Accepting that you have limits is key. It will help us disengage from our culture of addiction. The first step is to accept that you have limits. Yes, you are still okay even with your limits. You must assert your limitations, and have self-respect for yourself while acknowledging your limits. If you don’t believe you are okay even if you can’t do “it all,” then read that again, until you believe it.
If we children of alcoholics don’t have a grip on reality (it is said that we don’t know what “normal” is) then how can we comprehend where our limits begin and end? If your expectations of yourself are sky-high, that may drive to you achieve many amazing things; it’s important that you can simultaneously be realistic about when you’ve done a good job, and give yourself the appreciation you deserve for small, incremental achievements. If we were each raised to believe we were the cause of our mother’s or father’s pain, how do we learn how to disengage from that behavioral habit enough to judge our realities and champion both our goals and limits?
I have more advice: trust yourself. Get to know yourself. Here are three ways I do it:
FOCUS ON THE SELF
* Start getting to know yourself (not the person you become for others) and what you like (and don’t)
* Use a book, or workbook as a tool (Brown recommends her, A Place Called Self, a book and workbook, for both men and women, and there is also, The Child Within workbook by Charles Whitfield)
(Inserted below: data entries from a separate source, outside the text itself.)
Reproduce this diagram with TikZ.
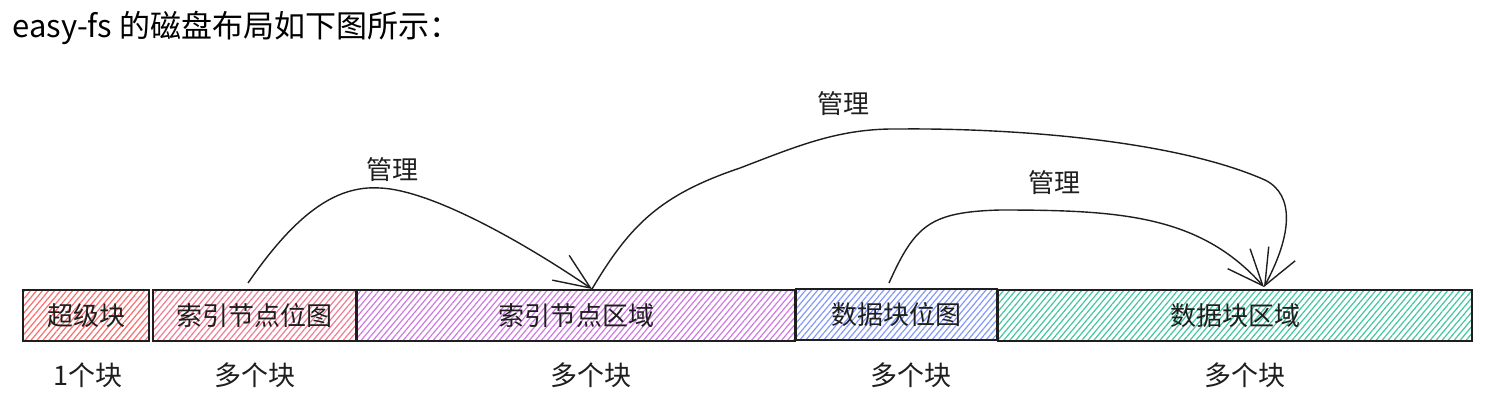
\documentclass[tikz,border=0pt]{standalone}
\usepackage{fontspec}
\newfontfamily\cjk{Noto Sans CJK SC}
\usetikzlibrary{arrows.meta,patterns.meta}

\definecolor{inkgray}{HTML}{1E1E1E}
\definecolor{hatchred}{HTML}{FA5252}
\definecolor{hatchpink}{HTML}{EE5A78}
\definecolor{hatchgrape}{HTML}{BE4BDB}
\definecolor{hatchindigo}{HTML}{4C6EF5}
\definecolor{hatchteal}{HTML}{12B886}

\tikzset{
  diskpart/.style={draw=inkgray, line width=0.9pt, minimum height=25.5pt,
    inner sep=0pt, font=\cjk\fontsize{13}{13}\selectfont, text=inkgray},
  hatch/.style={pattern={Lines[angle=50,distance=2.3pt,line width=0.6pt]},
    pattern color=#1},
  sizelabel/.style={font=\cjk\fontsize{13.5}{13.5}\selectfont, text=inkgray},
  managelabel/.style={font=\cjk\fontsize{13}{13}\selectfont, text=inkgray},
  manages/.style={draw=inkgray, line width=0.7pt,
    -{Straight Barb[length=18pt,width=15pt,line width=0.7pt]}}
}

\begin{document}
\begin{tikzpicture}[x=0.5pt,y=-0.5pt]

    \useasboundingbox (0,0) rectangle (1504,413);

    % title
    \node[anchor=west, inner sep=0pt, font=\cjk\fontsize{15.5}{15.5}\selectfont]
      (title) at (12,28) {easy-fs 的磁盘布局如下图所示：};

    % disk layout
    \node[diskpart, hatch=hatchred!85, minimum width=63pt]
      (super) at (86,315.5) {超级块};
    \node[diskpart, hatch=hatchpink!80, minimum width=101.5pt]
      (inodebmp) at (254.5,315.5) {索引节点位图};
    \node[diskpart, hatch=hatchgrape!75, minimum width=219pt]
      (inodearea) at (576,315.5) {索引节点区域};
    \node[diskpart, hatch=hatchindigo!70, minimum width=100.5pt]
      (databmp) at (896.5,314.5) {数据块位图};
    \node[diskpart, hatch=hatchteal!80, minimum width=237pt]
      (dataarea) at (1235,315.5) {数据块区域};

    % sizes
    \node[sizelabel] (supersize) at (88,375) {1个块};
    \node[sizelabel] (inodebmpsize) at (255,375) {多个块};
    \node[sizelabel] (inodeareasize) at (591,375) {多个块};
    \node[sizelabel] (databmpsize) at (911,375) {多个块};
    \node[sizelabel] (dataareasize) at (1245,375) {多个块};

    % arrow ends
    \coordinate (inodebmpout) at (248,283);
    \coordinate (inodeareain) at (592,289);
    \coordinate (databmpout) at (889,283);
    \coordinate (dataareain) at (1264,287);

    % inode bitmap -> inode area
    \draw[manages] (inodebmpout) .. controls (295,215) and (335,185) .. (380,188)
      .. controls (430,190) and (520,240) .. (inodeareain);
    \node[managelabel] (manage1) at (392,170) {管理};

    % inode area -> data area
    \draw[manages] (inodeareain) .. controls (630,225) and (660,195) .. (740,168)
      .. controls (800,145) and (840,128) .. (900,129)
      .. controls (1000,128) and (1170,138) .. (1265,180)
      .. controls (1295,195) and (1292,235) .. (dataareain);
    \node[managelabel] (manage2) at (843,104) {管理};

    % data bitmap -> data area
    \draw[manages] (databmpout) .. controls (915,225) and (930,212) .. (1000,210)
      .. controls (1120,210) and (1200,215) .. (dataareain);
    \node[managelabel] (manage3) at (1054,183) {管理};

\end{tikzpicture}
\end{document}
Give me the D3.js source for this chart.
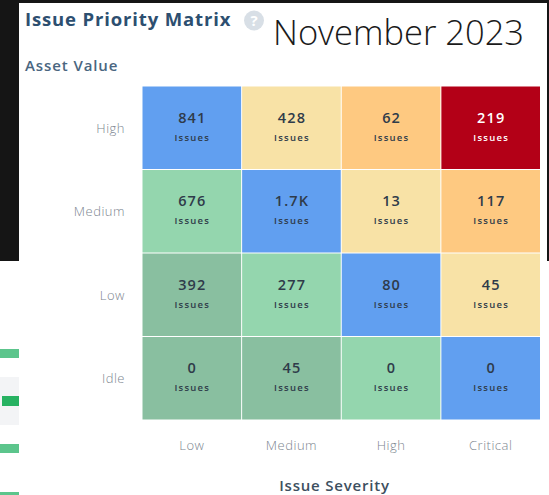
<!DOCTYPE html>
<html><head><meta charset="utf-8">
<script src="https://cdn.jsdelivr.net/npm/d3@7/dist/d3.min.js"></script>
<style>html,body{margin:0;padding:0;background:#fff;overflow:hidden}svg{display:block}</style>
</head><body><svg id="c" width="549" height="495"></svg>
<script>
const severities = ["Low","Medium","High","Critical"];
const assetValues = ["High","Medium","Low","Idle"];
const rowHigh = ["841","428","62","219"];
const rowMedium = ["676","1.7K","13","117"];
const rowLow = ["392","277","80","45"];
const rowIdle = ["0","45","0","0"];
const colorHigh = ["#619ff0","#f8e2a6","#fec981","#b30017"];
const colorMedium = ["#94d6ae","#619ff0","#f8e2a6","#fec981"];
const colorLow = ["#89bfa0","#94d6ae","#619ff0","#f8e2a6"];
const colorIdle = ["#89bfa0","#89bfa0","#94d6ae","#619ff0"];
const rows = [rowHigh,rowMedium,rowLow,rowIdle];
const fills = [colorHigh,colorMedium,colorLow,colorIdle];
const svg = d3.select("#c");
const font = "'Open Sans',sans-serif";

// screenshot surroundings
svg.append("rect").attr("x",0).attr("y",0).attr("width",549).attr("height",261).attr("fill","#151515");
svg.append("rect").attr("x",19).attr("y",3).attr("width",528).attr("height",492).attr("fill","#fff");
svg.append("rect").attr("x",547).attr("y",0).attr("width",2).attr("height",495).attr("fill","#fff");
svg.append("rect").attr("x",547).attr("y",0).attr("width",2).attr("height",261).attr("fill","#151515");
svg.append("rect").attr("x",0).attr("y",377).attr("width",19).attr("height",48).attr("fill","#f3f4f6");
[[349,9],[444,9],[492,3]].forEach(([y,h])=>svg.append("rect").attr("x",0).attr("y",y).attr("width",19).attr("height",h).attr("fill","#5cc58c"));
svg.append("rect").attr("x",2).attr("y",396).attr("width",17).attr("height",10).attr("fill","#27b262");

const x = d3.scaleBand().domain(severities).range([142,540.5]).padding(0);
const y = d3.scaleBand().domain(assetValues).range([86,420]).padding(0);

const g = svg.append("g");
assetValues.forEach((a,r)=>severities.forEach((s,c)=>{
  const cx = x(s)+x.bandwidth()/2, cy = y(a)+y.bandwidth()/2;
  const light = fills[r][c]==="#b30017";
  g.append("rect").attr("x",x(s)+0.5).attr("y",y(a)+0.5)
    .attr("width",x.bandwidth()-1).attr("height",y.bandwidth()-1)
    .attr("fill",fills[r][c]);
  g.append("text").attr("x",cx+0.5).attr("y",cy-5).attr("text-anchor","middle")
    .attr("font-family",font).attr("font-size",14.5).attr("font-weight",600).attr("letter-spacing",1.1)
    .attr("fill",light?"#fff":"#2f3b4a").text(rows[r][c]);
  g.append("text").attr("x",cx+0.5).attr("y",cy+13).attr("text-anchor","middle")
    .attr("font-family",font).attr("font-size",9.5).attr("font-weight",600).attr("letter-spacing",1.25)
    .attr("fill",light?"#fff":"#2f3b4a").text("Issues");
}));

const axisX = d3.axisBottom(x).tickSize(0).tickPadding(21);
const gx = svg.append("g").attr("transform","translate(0,420)").call(axisX);
const axisY = d3.axisLeft(y).tickSize(0).tickPadding(17);
const gy = svg.append("g").attr("transform","translate(142,1)").call(axisY);
[gx,gy].forEach(a=>{a.select(".domain").remove();
  a.selectAll("text").attr("font-family",font).attr("font-size",13).attr("font-weight",300).attr("letter-spacing",0.5).attr("fill","#7d868f");});

svg.append("text").attr("x",25).attr("y",26).attr("font-family",font).attr("font-size",18.5).attr("font-weight",700).attr("letter-spacing",0.85).attr("fill","#2d4f70").text("Issue Priority Matrix");
svg.append("circle").attr("cx",254).attr("cy",20.5).attr("r",10).attr("fill","#d8dfe6");
svg.append("text").attr("x",254).attr("y",26).attr("text-anchor","middle").attr("font-family",font).attr("font-size",15).attr("font-weight",700).attr("fill","#fff").text("?");
svg.append("text").attr("x",25).attr("y",71).attr("font-family",font).attr("font-size",15).attr("font-weight",600).attr("letter-spacing",0.9).attr("fill","#4a6680").text("Asset Value");
svg.append("text").attr("x",334.5).attr("y",491).attr("text-anchor","middle").attr("font-family",font).attr("font-size",15).attr("font-weight",600).attr("letter-spacing",0.8).attr("fill","#3d4f60").text("Issue Severity");
svg.append("text").attr("x",273).attr("y",45).attr("font-family",font).attr("font-size",34.5).attr("font-weight",300).attr("fill","#1a1a1a").text("November 2023");
</script></body></html>
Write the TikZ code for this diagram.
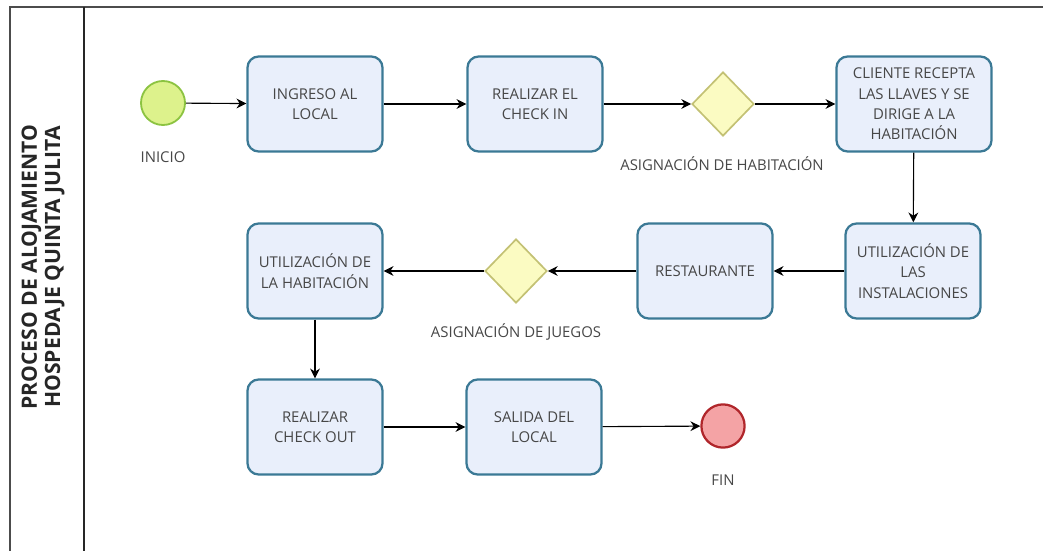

* Write down who you are (how would someone describe you? how would you describe you?)
“Focus on the self is number one for everybody. It is so important, and hard, for the ACA,” Brown says. “Focus on the self is hard for an ACA who had to focus on their parent and had all the responsibility that ACAs had.” It’s important, she says, to just keep asking yourself, “What’s real?”
Also, Brown recommends that we self-educate. “Learn that you’re not alone. Learn about alcoholism and how it effects ACAs. I recommend 12-Step groups for the sense of community, learning how to focus on the self. I recommend finding ACA groups where you can find them, and Ala-Non groups that include adult children.”
If you’re reading this blog, you’ve already started educating yourself.
“Focus on your self and reach out for help,” Brown says. “The process of recovery, to become a healthier self than the one you grew up with, while simultaneously reaching out for support and help is the best approach. You want natural, healthy growth.”
Don’t focus on your self in order to become self-sufficient! That propensity to strive to become self-sufficient is always a risk for ACAs. (Just ask my sister, who bravely pointed out some years ago that I don’t know how to ask for help.) We need to remember to continute to reach out, and ask for help, and to accept help.
And, as always, be good to yourself.
About STEPHANIE BROWN: Stephanie Brown, Ph.D., is a psychologist, author, director of The Addictions Institute in Menlo Park, CA, and co-director of The Family Recovery Project at the Mental Research Institute in Palo Alto, CA. She has authored and co-authored several books for adult children of alcoholics, including A Place Called Self: Women, Sobriety, and Radical Transformation (book and workbook) , The Family Recovery Guide: A Map for Healthy Growth and Safe Passage: Recovery for Adult Transformation. She lives in Northern California.